Restaurants like Sunday in Brooklyn are still a rarity in the food industry, though. That’s largely because without a better option, restaurants are simply used to throwing food away.

“It’s a really common practice to throw away edible food because they don’t have any other easy solution for it,” says Valenga. “They account for it in their business model.”

But increasingly businesses and nonprofits from a wide range of industries—technology, logistics, and agribusiness, to name a few—have stepped in to provide their own take on solving food waste. (Two-thirds of the world’s 50 largest food companies participate in programs with a food loss reduction target.) Although their approaches vary, most of these groups work under the EPA’s Food Recovery Hierarchy model, an inverted pyramid that shows organizations how best to reduce waste and divert food.

Under the hierarchy, the first priority is to produce less, reducing the excess volume at the source. This has the important environmental impact of cutting groundwater and reservoir usage—as well as chemical pesticide and fertilizer usage. The second is to use the extra food to feed those in need through donations to food banks, soup kitchens or homeless shelters. The third, to divert waste toward animal feed. Next, food waste can convert into material for industrial uses, such as biofuels, or compost for agriculture. Only as a last resort should it head to landfills.

There’s an app for that

Most food waste organizations operate behind the scenes, supplying tracking software, connecting food banks to businesses or managing logistics and transportation.
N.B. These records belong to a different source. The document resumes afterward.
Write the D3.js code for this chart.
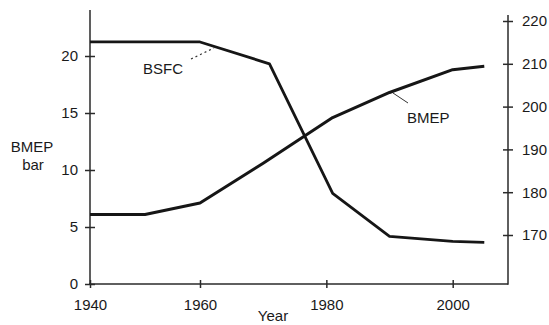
<!DOCTYPE html>
<html>
<head>
<meta charset="utf-8">
<script src="https://cdn.jsdelivr.net/npm/d3@7"></script>
<style>
  body { margin: 0; background: #fff; }
  svg text { font-family: "Liberation Sans", Arial, sans-serif; fill: #1a1a1a; }
</style>
</head>
<body>
<div id="chart"></div>
<script>
// BMEP (bar, left axis)
const bmepYears = [1940, 1950, 1960, 1970, 1981, 1990, 2000, 2005]
const bmepValues = [6.1, 6.1, 7.1, 10.6, 14.6, 16.8, 18.8, 19.1]

// BSFC (right axis)
const bsfcYears = [1940, 1960, 1971, 1981, 1990, 2000, 2005]
const bsfcValues = [215.1, 215.1, 210.0, 179.7, 169.7, 168.5, 168.3]

const yearTicks = [1940, 1960, 1980, 2000]
const leftTicks = [0, 5, 10, 15, 20]
const rightTicks = [170, 180, 190, 200, 210, 220]

const svgWidth = 549
const svgHeight = 325

const svg = d3.select("#chart")
    .append("svg")
    .attr("width", svgWidth)
    .attr("height", svgHeight)

// the scanned original is slightly stretched between 1940 and 1960
const x = d3.scaleLinear().domain([1940, 1960, 2000]).range([90, 200, 452.7])
const yLeft = d3.scaleLinear().domain([0, 20]).range([284, 56])
const yRight = d3.scaleLinear().domain([170, 220]).range([235, 21])

const axisColor = "#2a2a2a"

// axis lines
svg.append("line").attr("x1", 90).attr("x2", 90).attr("y1", 10).attr("y2", 284)
    .attr("stroke", axisColor).attr("stroke-width", 1.5)
svg.append("line").attr("x1", 89).attr("x2", 508).attr("y1", 284).attr("y2", 284)
    .attr("stroke", axisColor).attr("stroke-width", 1.5)
svg.append("line").attr("x1", 508).attr("x2", 508).attr("y1", 15).attr("y2", 284.7)
    .attr("stroke", axisColor).attr("stroke-width", 1.5)

function styleAxis(g) {
  g.select(".domain").remove()
  g.selectAll("line").attr("stroke", axisColor).attr("stroke-width", 1.5)
  g.selectAll("text").attr("font-size", 15).attr("fill", "#1a1a1a")
    .attr("font-family", "'Liberation Sans', Arial, sans-serif")
}

// left axis
const gLeft = svg.append("g").attr("transform", "translate(90,0)")
    .call(d3.axisLeft(yLeft).tickValues(leftTicks).tickSize(5).tickPadding(7))
    .call(styleAxis)
gLeft.selectAll(".tick line").attr("x1", -5).attr("x2", 5)

// right axis
const gRight = svg.append("g").attr("transform", "translate(508,0)")
    .call(d3.axisRight(yRight).tickValues(rightTicks).tickSize(5).tickPadding(9))
    .call(styleAxis)
gRight.selectAll(".tick line").attr("x1", -5).attr("x2", 5)

// bottom axis
const gBottom = svg.append("g").attr("transform", "translate(0,284)")
    .call(d3.axisBottom(x).tickValues(yearTicks).tickFormat(d3.format("d")).tickSize(4).tickPadding(11))
    .call(styleAxis)
gBottom.selectAll(".tick line").attr("y1", -4).attr("y2", 4)

// series
const lineLeft = d3.line().x((d, i) => x(bmepYears[i])).y(d => yLeft(d))
const lineRight = d3.line().x((d, i) => x(bsfcYears[i])).y(d => yRight(d))

svg.append("path").datum(bsfcValues)
    .attr("d", lineRight)
    .attr("fill", "none").attr("stroke", "#161616").attr("stroke-width", 2.8)
    .attr("stroke-linejoin", "round")

svg.append("path").datum(bmepValues)
    .attr("d", lineLeft)
    .attr("fill", "none").attr("stroke", "#161616").attr("stroke-width", 3)
    .attr("stroke-linejoin", "round")

// labels
svg.append("text").attr("x", 143).attr("y", 74).attr("font-size", 15).text("BSFC")
svg.append("line").attr("x1", 191).attr("y1", 59).attr("x2", 214).attr("y2", 48)
    .attr("stroke", "#333").attr("stroke-width", 1.2).attr("stroke-dasharray", "2,3")

svg.append("text").attr("x", 407).attr("y", 123).attr("font-size", 15).text("BMEP")
svg.append("line").attr("x1", 393).attr("y1", 93).attr("x2", 408).attr("y2", 103)
    .attr("stroke", "#333").attr("stroke-width", 1)

svg.append("text").attr("x", 32).attr("y", 152).attr("font-size", 15)
    .attr("text-anchor", "middle").text("BMEP")
svg.append("text").attr("x", 33).attr("y", 170).attr("font-size", 15)
    .attr("text-anchor", "middle").text("bar")

svg.append("text").attr("x", 273).attr("y", 321).attr("font-size", 15)
    .attr("text-anchor", "middle").text("Year")
</script>
</body>
</html>
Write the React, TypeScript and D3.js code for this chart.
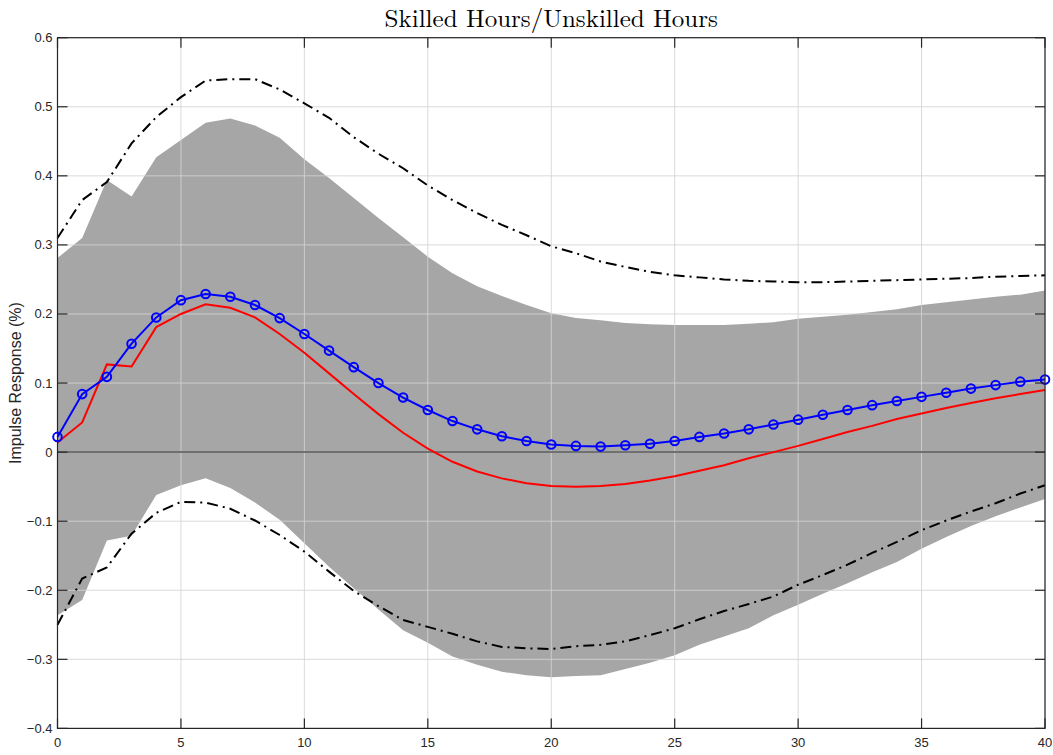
import React from "react";
import * as d3 from "d3";

const horizons = d3.range(0, 41);
const bandUpper = [0.281, 0.31, 0.394, 0.37, 0.427, 0.452, 0.477, 0.483, 0.473, 0.455, 0.424, 0.397, 0.368, 0.339, 0.311, 0.283, 0.259, 0.24, 0.226, 0.213, 0.201, 0.194, 0.191, 0.187, 0.185, 0.184, 0.184, 0.184, 0.186, 0.188, 0.193, 0.196, 0.199, 0.203, 0.207, 0.213, 0.217, 0.221, 0.225, 0.228, 0.234];
const bandLower = [-0.236, -0.214, -0.128, -0.121, -0.062, -0.048, -0.038, -0.052, -0.073, -0.098, -0.132, -0.166, -0.197, -0.228, -0.258, -0.276, -0.296, -0.308, -0.318, -0.323, -0.326, -0.324, -0.323, -0.314, -0.305, -0.294, -0.279, -0.267, -0.255, -0.236, -0.221, -0.205, -0.19, -0.174, -0.159, -0.14, -0.123, -0.107, -0.093, -0.08, -0.068];
const upperDash = [0.31, 0.365, 0.391, 0.447, 0.485, 0.514, 0.538, 0.54, 0.54, 0.525, 0.505, 0.484, 0.456, 0.432, 0.411, 0.386, 0.365, 0.346, 0.329, 0.314, 0.298, 0.288, 0.276, 0.268, 0.261, 0.256, 0.253, 0.25, 0.248, 0.247, 0.246, 0.246, 0.247, 0.248, 0.249, 0.25, 0.251, 0.252, 0.254, 0.255, 0.256];
const lowerDash = [-0.25, -0.183, -0.167, -0.118, -0.088, -0.072, -0.073, -0.082, -0.099, -0.12, -0.144, -0.173, -0.201, -0.223, -0.243, -0.253, -0.263, -0.274, -0.282, -0.284, -0.285, -0.281, -0.279, -0.274, -0.265, -0.255, -0.242, -0.23, -0.22, -0.209, -0.192, -0.178, -0.163, -0.146, -0.13, -0.113, -0.099, -0.086, -0.074, -0.06, -0.048];
const blueLine = [0.022, 0.084, 0.109, 0.157, 0.195, 0.22, 0.229, 0.225, 0.213, 0.194, 0.171, 0.147, 0.123, 0.1, 0.079, 0.061, 0.045, 0.033, 0.023, 0.016, 0.011, 0.009, 0.008, 0.01, 0.012, 0.016, 0.022, 0.027, 0.033, 0.04, 0.047, 0.054, 0.061, 0.068, 0.074, 0.08, 0.086, 0.092, 0.097, 0.102, 0.105];
const redLine = [0.014, 0.043, 0.127, 0.124, 0.181, 0.2, 0.214, 0.209, 0.195, 0.171, 0.144, 0.114, 0.084, 0.055, 0.028, 0.005, -0.014, -0.028, -0.038, -0.045, -0.049, -0.05, -0.049, -0.046, -0.041, -0.035, -0.027, -0.019, -0.009, 0.0, 0.009, 0.019, 0.029, 0.038, 0.048, 0.056, 0.064, 0.071, 0.078, 0.084, 0.09];
const xTicks = [0, 5, 10, 15, 20, 25, 30, 35, 40];
const yTicks = [-0.4, -0.3, -0.2, -0.1, 0, 0.1, 0.2, 0.3, 0.4, 0.5, 0.6];
const title = "Skilled Hours/Unskilled Hours";
const yLabel = "Impulse Response (%)";

export default function App() {
  const W = 1053, H = 755;
  const L = 57.5, R = 1045, T = 37.7, B = 728.4;
  const x = d3.scaleLinear().domain([0, 40]).range([L, R]);
  const y = d3.scaleLinear().domain([-0.4, 0.6]).range([B, T]);
  const area = d3.area<number>().x((d) => x(d)).y0((d) => y(bandLower[d])).y1((d) => y(bandUpper[d]));
  const line = (arr: number[]) => d3.line<number>().x((d) => x(d)).y((d) => y(arr[d]))(horizons) as string;
  const font = "Helvetica, Arial, 'Liberation Sans', sans-serif";
  const tick = 10;
  return (
    <svg width={W} height={H} style={{ position: "absolute", left: 0, top: 0, background: "#fff" }}>
      <rect x={0} y={0} width={W} height={H} fill="#fff" />
      <path d={area(horizons) as string} fill="#a6a6a6" stroke="none" />
      {xTicks.map((t) => (
        <line key={"gx" + t} x1={x(t)} x2={x(t)} y1={T} y2={B} stroke="#d4d4d4" strokeOpacity={0.85} strokeWidth={1} />
      ))}
      {yTicks.map((t) => (
        <line key={"gy" + t} x1={L} x2={R} y1={y(t)} y2={y(t)} stroke="#d4d4d4" strokeOpacity={0.85} strokeWidth={1} />
      ))}
      <line x1={L} x2={R} y1={y(0)} y2={y(0)} stroke="#707070" strokeWidth={2} />
      <path d={line(upperDash)} fill="none" stroke="#000" strokeWidth={2} strokeDasharray="11,5,2,5" />
      <path d={line(lowerDash)} fill="none" stroke="#000" strokeWidth={2} strokeDasharray="11,5,2,5" />
      <path d={line(redLine)} fill="none" stroke="#ff0000" strokeWidth={2} />
      <path d={line(blueLine)} fill="none" stroke="#0000ff" strokeWidth={2} />
      {horizons.map((d) => (
        <circle key={"c" + d} cx={x(d)} cy={y(blueLine[d])} r={4.3} fill="none" stroke="#0000ff" strokeWidth={2} />
      ))}
      <rect x={L} y={T} width={R - L} height={B - T} fill="none" stroke="#262626" strokeWidth={1.2} />
      {xTicks.map((t) => (
        <g key={"tx" + t}>
          <line x1={x(t)} x2={x(t)} y1={B} y2={B - tick} stroke="#262626" strokeWidth={1.2} />
          <line x1={x(t)} x2={x(t)} y1={T} y2={T + tick} stroke="#262626" strokeWidth={1.2} />
          <text x={x(t)} y={B + 19} textAnchor="middle" fontFamily={font} fontSize={13} fill="#262626">{t}</text>
        </g>
      ))}
      {yTicks.map((t) => (
        <g key={"ty" + t}>
          <line x1={L} x2={L + tick} y1={y(t)} y2={y(t)} stroke="#262626" strokeWidth={1.2} />
          <line x1={R} x2={R - tick} y1={y(t)} y2={y(t)} stroke="#262626" strokeWidth={1.2} />
          <text x={L - 5} y={y(t) + 4.5} textAnchor="end" fontFamily={font} fontSize={13} fill="#262626">{t === 0 ? "0" : d3.format(".1f")(t)}</text>
        </g>
      ))}
      <text x={17} y={(T + B) / 2} transform={`rotate(-90, 17, ${(T + B) / 2})`} textAnchor="middle" dominantBaseline="middle" fontFamily={font} fontSize={16} fill="#262626">{yLabel}</text>
      <text x={(L + R) / 2} y={27} textAnchor="middle" fontFamily="'Latin Modern Roman', 'DejaVu Serif', serif" fontSize={25} fill="#000">{title}</text>
    </svg>
  );
}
On the consumer side, apps are popping up to connect hungry customers with otherwise wasted food. With an app like Food for All, users can purchase meals at a steep discount from local restaurants in Boston and New York City that would otherwise be thrown out. Customers browse through available meals on the app and pick them up around closing time.

For Valenga and co-founders avid Rodríguez Sánchez and Victor Carreño Food for All began as a way to save money as hungry college students on a budget. “Let’s just say we were very big fans of coffee shops and cafes that would do last-hour special deals, especially around campus,” she says, laughing. “We realized that these coffee shops were not only helping us, they were part of a bigger mission of reducing food waste.” Today the app helps users find those kinds of steep discounts they may not otherwise know about.

More than just helping the environment

Solving food waste can also help businesses grow. “The vast majority of food businesses are smaller businesses like restaurants and cafes and bakeries,” says Matt Holtzman, founder of goMkt. “They don’t have the tools to make use of that [excess] food.” Similar to Food for All, the goMkt app allows you to purchase last-minute meals through flash sales or discounts in the New York metropolitan area. “We save restaurants money on both sides [of the equation],” Holtzman says.

When someone purchases a restaurant’s extra inventory through the app, it’s “found money” for the restaurants that often run on thin profit margins and helps to alleviate costs incurred on the supply side. “A lot of these places pay for private haulers to come and pick up whatever they’re disposing,” Holtzman says. “There’s a real price tag with generating that waste because they pay by the pound.”

It’s not just scrappy nonprofits or tech startups trying to solve the issue, either. As consumers become more aware of environmental concerns associated with food waste, they’ve begun to demand big business shifts to more sustainable enterprises. Walmart, arguably the king of big business, received the highest grade—a B—in a 2018 report on grocery food waste because of its in-store efforts to standardize its labels, discount foods closer to the expiration date, and educate shoppers and employees on food waste and “ugly” produce.

Walmart eliminated an estimated 660 million pounds of food waste by transitioning to a “best if used date” for 92 percent of private-brand products, while its donation programs supplied more than 600 million pounds of food in fiscal year 2017 to food banks and shelters. These types of programs are becoming more common for big-box grocery stores.

That goes for suppliers, too. “You take big companies like Tyson,” says Holtzman. “They created a venture fund to invest in sustainable food. [Big businesses] see the writing on the wall. They’re going to shift their practices, [even if it’s] little by little.”

There’s no one-recipe-fits-all solution for food waste. But that’s not stopping people like Valenga and Holtzman from working together toward a better future. “For-profits and nonprofits are all trying to tackle different parts of this issue on different levels of the pyramid, so it’s really important that different agencies and sectors collaborate,” says Valenga.

“I got into this business because I wanted to make a dent in the problem,” says Holtzman. “I don’t view it as a zero-sum issue. I think these solutions can become mainstream in the future.”

How to help

You can reduce food waste even if you don’t live in the cities these apps serve. Donate what you don’t use to a local food bank; seek out local food rescue programs, such as those sponsored by local grocery stores and distributors; buy “ugly” produce; compost your food scraps; or channel your inner Brooklyn chef by becoming more creative in the kitchen to use up all that you buy.

“We focus on using ingredients in their entirety, even if that means two different menu items,” says Young. “If we have fruit or produce that is getting ripe too quickly, we preserve it by making pickles, jams or butters.”

When it comes to reducing food waste at home, the best advice is to use what you have. Before you head to the grocery store, know what you want to make—and what you plan to do with the leftovers. What you have in your fridge and pantry is a great place to start.